### Stated exercise
Only lines with the string "this" matter here; gather them from the material below.

── Provided material ──

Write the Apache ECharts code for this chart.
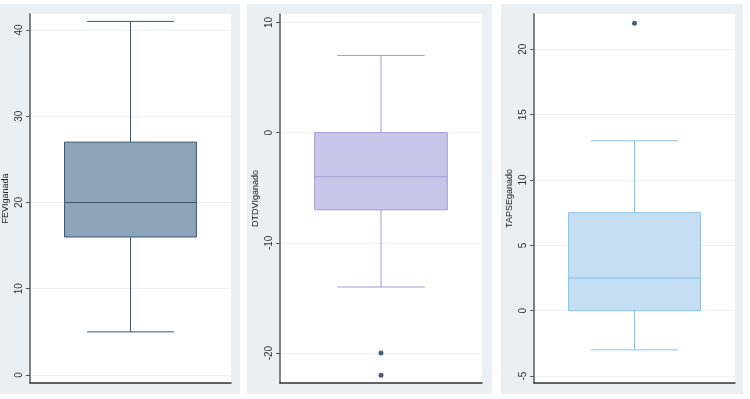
<!DOCTYPE html>
<html lang="en">
<head>
<meta charset="utf-8">
<title>boxplots</title>
<script src="https://cdn.jsdelivr.net/npm/echarts@6/dist/echarts.min.js"></script>
<style>
  html, body { margin: 0; padding: 0; background: #fff; }
  #chart { width: 750px; height: 399px; }
</style>
</head>
<body>
<div id="chart"></div>
<script>
// five-number summaries: [lower whisker, q1, median, q3, upper whisker]
var varNames = ['FEVIganada', 'DTDVIganado', 'TAPSEganado'];
var fevBox = [5, 16, 20, 27, 41];
var dtdBox = [-14, -7, -4, 0, 7];
var tapBox = [-3, 0, 2.5, 7.5, 13];
var fevOutliers = [];
var dtdOutliers = [-20, -22];
var tapOutliers = [22];
var fevTicks = [0, 10, 20, 30, 40];
var dtdTicks = [-20, -10, 0, 10];
var tapTicks = [-5, 0, 5, 10, 15, 20];

var panels = [
    { box: fevBox, out: fevOutliers, ticks: fevTicks, min: -0.93, max: 41.86,
      left: 30, right: 519, fill: '#8ea4b9', line: '#3c5670', bg: [0, 240] },
    { box: dtdBox, out: dtdOutliers, ticks: dtdTicks, min: -22.71, max: 10.76,
      left: 280, right: 268, fill: '#cac6ea', line: '#a597d6', bg: [247, 492] },
    { box: tapBox, out: tapOutliers, ticks: tapTicks, min: -5.53, max: 22.7,
      left: 534, right: 15, fill: '#c4dff3', line: '#8fc1e2', bg: [501, 743] }
];

var BOX_HALF = 0.328, CAP_HALF = 0.216;

function makeRender(p) {
    return function (params, api) {
        var x = api.value(0);
        var lo = api.value(1), q1 = api.value(2), med = api.value(3), q3 = api.value(4), hi = api.value(5);
        var tl = api.coord([x - BOX_HALF, q3]);
        var br = api.coord([x + BOX_HALF, q1]);
        var ln = { stroke: p.line, lineWidth: 1 };
        function seg(a, b) {
            var s = api.coord(a), e = api.coord(b);
            return { type: 'line', shape: { x1: s[0], y1: s[1], x2: e[0], y2: e[1] }, style: ln };
        }
        return {
            type: 'group',
            children: [
                seg([x, q3], [x, hi]),
                seg([x, q1], [x, lo]),
                seg([x - CAP_HALF, hi], [x + CAP_HALF, hi]),
                seg([x - CAP_HALF, lo], [x + CAP_HALF, lo]),
                { type: 'rect', shape: { x: tl[0], y: tl[1], width: br[0] - tl[0], height: br[1] - tl[1] },
                  style: { fill: p.fill, stroke: p.line, lineWidth: 1 } },
                seg([x - BOX_HALF, med], [x + BOX_HALF, med])
            ]
        };
    };
}

var grids = [], xAxes = [], yAxes = [], series = [], bgs = [];
panels.forEach(function (p, i) {
    bgs.push({ type: 'rect', z: -10, shape: { x: p.bg[0], y: 4, width: p.bg[1] - p.bg[0], height: 390 },
               style: { fill: '#e9eff2' } });
    grids.push({ left: p.left, right: p.right, top: 14, bottom: 16, show: true,
                 backgroundColor: '#fff', borderWidth: 0 });
    xAxes.push({
        gridIndex: i, type: 'value', min: 0, max: 1,
        axisLine: { show: true, onZero: false, lineStyle: { color: '#333', width: 1.5 } },
        axisTick: { show: false }, axisLabel: { show: false }, splitLine: { show: false }
    });
    yAxes.push({
        gridIndex: i, type: 'value', min: p.min, max: p.max,
        name: varNames[i], nameLocation: 'middle', nameGap: 20,
        nameTextStyle: { fontSize: 9, color: '#222', fontFamily: 'Liberation Sans, Arial' },
        axisLine: { show: true, onZero: false, lineStyle: { color: '#5a5a5a', width: 1.5 } },
        axisTick: { show: true, length: 4, customValues: p.ticks, lineStyle: { color: '#555' } },
        axisLabel: { rotate: 90, margin: 6, fontSize: 10, color: '#333',
                     fontFamily: 'Liberation Sans, Arial', customValues: p.ticks },
        splitLine: { show: true, lineStyle: { color: '#edf1f3', width: 1 } }
    });
    series.push({
        type: 'custom', xAxisIndex: i, yAxisIndex: i,
        renderItem: makeRender(p),
        data: [[0.5].concat(p.box)],
        silent: true
    });
    series.push({
        type: 'scatter', xAxisIndex: i, yAxisIndex: i,
        symbolSize: 5, itemStyle: { color: '#1c3a5a' },
        data: p.out.map(function (v) { return [0.5, v]; }),
        silent: true
    });
});

var chart = echarts.init(document.getElementById('chart'));
chart.setOption({
    animation: false,
    backgroundColor: '#fff',
    graphic: { elements: bgs },
    grid: grids,
    xAxis: xAxes,
    yAxis: yAxes,
    series: series
});
</script>
</body>
</html>
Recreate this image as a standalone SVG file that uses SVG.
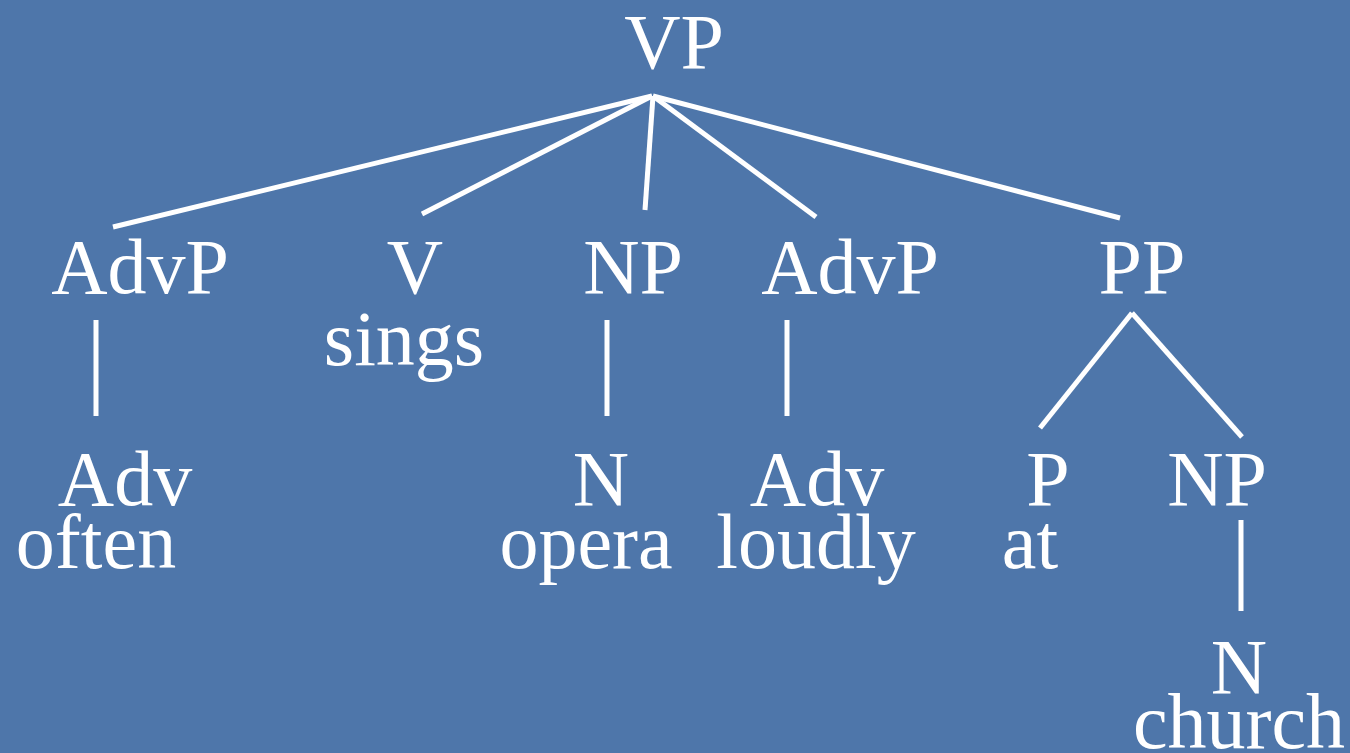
<svg xmlns="http://www.w3.org/2000/svg" width="1350" height="753" viewBox="0 0 1350 753">
  <style>
    .lbl { font-family: "Liberation Serif", "Times New Roman", serif; font-size: 78px; fill: #ffffff; text-anchor: middle; }
    .edge { stroke: #ffffff; stroke-width: 5; stroke-linecap: butt; fill: none; }
  </style>
  <rect width="1350" height="753" fill="#4E76AA"/>

  <!-- tree branches -->
  <g id="connectors">
    <line class="edge" x1="652" y1="96" x2="113" y2="227"/>
    <line class="edge" x1="652" y1="96" x2="422" y2="214"/>
    <line class="edge" x1="653" y1="96" x2="645" y2="210"/>
    <line class="edge" x1="653" y1="96" x2="816" y2="217"/>
    <line class="edge" x1="653" y1="96" x2="1120" y2="218"/>
    <line class="edge" x1="96" y1="320" x2="96" y2="416"/>
    <line class="edge" x1="607" y1="320" x2="607" y2="416"/>
    <line class="edge" x1="787" y1="320" x2="787" y2="416"/>
    <line class="edge" x1="1132" y1="313" x2="1040" y2="428"/>
    <line class="edge" x1="1132" y1="313" x2="1242" y2="437"/>
    <line class="edge" x1="1241" y1="520" x2="1241" y2="611"/>
  </g>

  <g id="vp"><text class="lbl" x="674" y="68">VP</text></g>
  <g id="advp1"><text class="lbl" x="140" y="293">AdvP</text></g>
  <g id="v"><text class="lbl" x="415" y="293">V</text><text class="lbl" x="404" y="365">sings</text></g>
  <g id="np1"><text class="lbl" x="633" y="293">NP</text></g>
  <g id="advp2"><text class="lbl" x="850" y="293">AdvP</text></g>
  <g id="pp"><text class="lbl" x="1142" y="293">PP</text></g>
  <g id="adv1"><text class="lbl" x="125" y="505">Adv</text><text class="lbl" x="96" y="568">often</text></g>
  <g id="n1"><text class="lbl" x="601" y="505">N</text><text class="lbl" x="586" y="568">opera</text></g>
  <g id="adv2"><text class="lbl" x="817" y="505">Adv</text><text class="lbl" x="816" y="568">loudly</text></g>
  <g id="p"><text class="lbl" x="1048" y="505">P</text><text class="lbl" x="1030" y="568">at</text></g>
  <g id="np2"><text class="lbl" x="1217" y="505">NP</text></g>
  <g id="n2"><text class="lbl" x="1239" y="693">N</text><text class="lbl" x="1239" y="748">church</text></g>
</svg>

───

### Reply
Write the Apache ECharts code for this chart.
Recreate this image as a standalone SVG file that uses SVG.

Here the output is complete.